Because he had not seen the plans or the vessel, Gardner flew to Antibes, where he spent twelve days living aboard the yacht, getting a sense of the vessel and taking measurements and photographs. When he returned, Bicks said he asked him what he thought of the boat, “knowing what his reaction was going to be because it’s essentially a plywood Italian speedboat.” He said Gardner told him, ‘The best thing about it is that it has smoked windows, so I don’t have to build the goddamn furniture.’
A fishing friend, Nathan Cooper, said, “It’s amazing that he can do that intricate work because as a carpenter, he can’t drive a nail in a board. I don’t know how he does it, because he’s half blind. He wears glasses, but he has these magnifiers.

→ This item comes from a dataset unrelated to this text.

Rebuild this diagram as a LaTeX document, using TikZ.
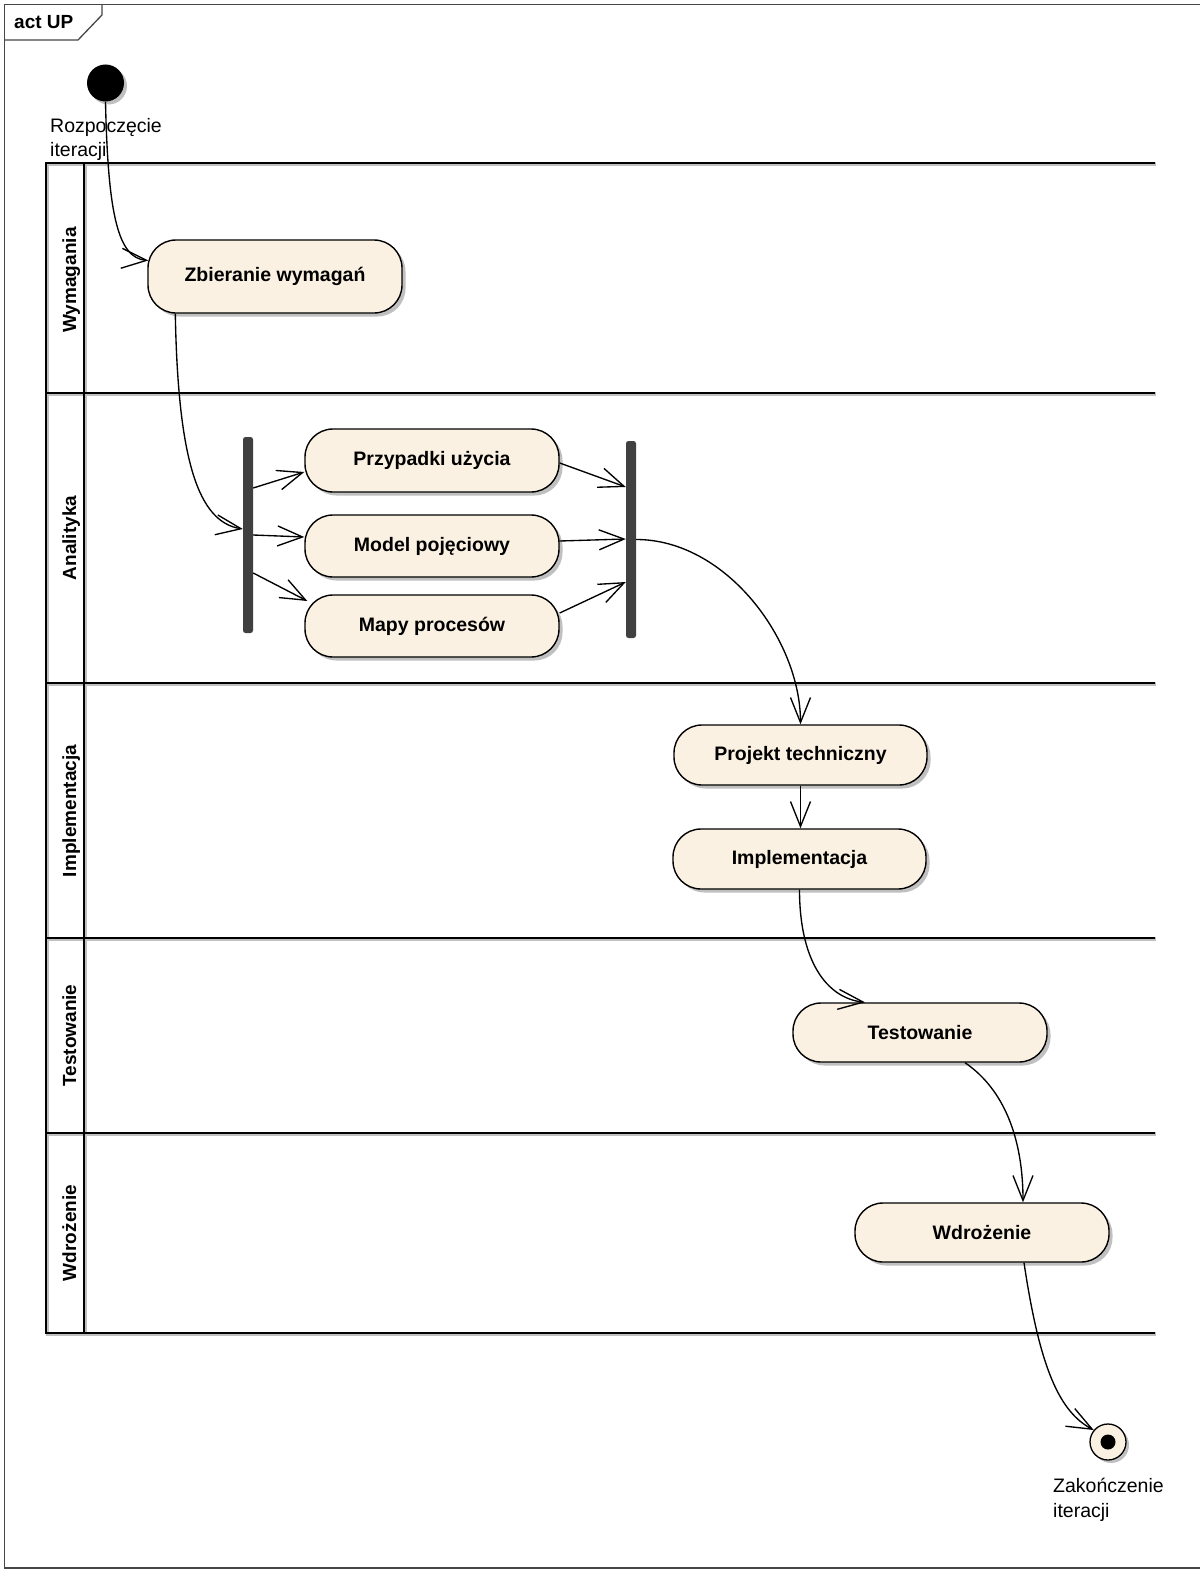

“He’s behind that bench all day long. That’s got to be mind-bending—getting every little plank—but he sells the Castine-class models for more than the sailboats cost originally.
“When he makes those models, he knows the right kind of block that you’re supposed to use for this rig and that rig. He makes the wooden block and he rigs it so it would actually work; and that, alone, is like an art, all by itself: rigging the block. He looks at the boat and takes pictures, and if there’s a little bit of rust on the boat, he puts it on the model. He builds his models the way you’d build a boat. A lot of people just get little skinny plywood, or whatever, but he makes ribs.”
Cooper then astutely observed, “He has to have a deadline on the models. When he’s up against a wall and working all night, that’s when he does his best work.”
“You know, it’s funny,” he mused, “but as I think about it, I get a visual image of the time and surroundings, and, boom! I’m there.”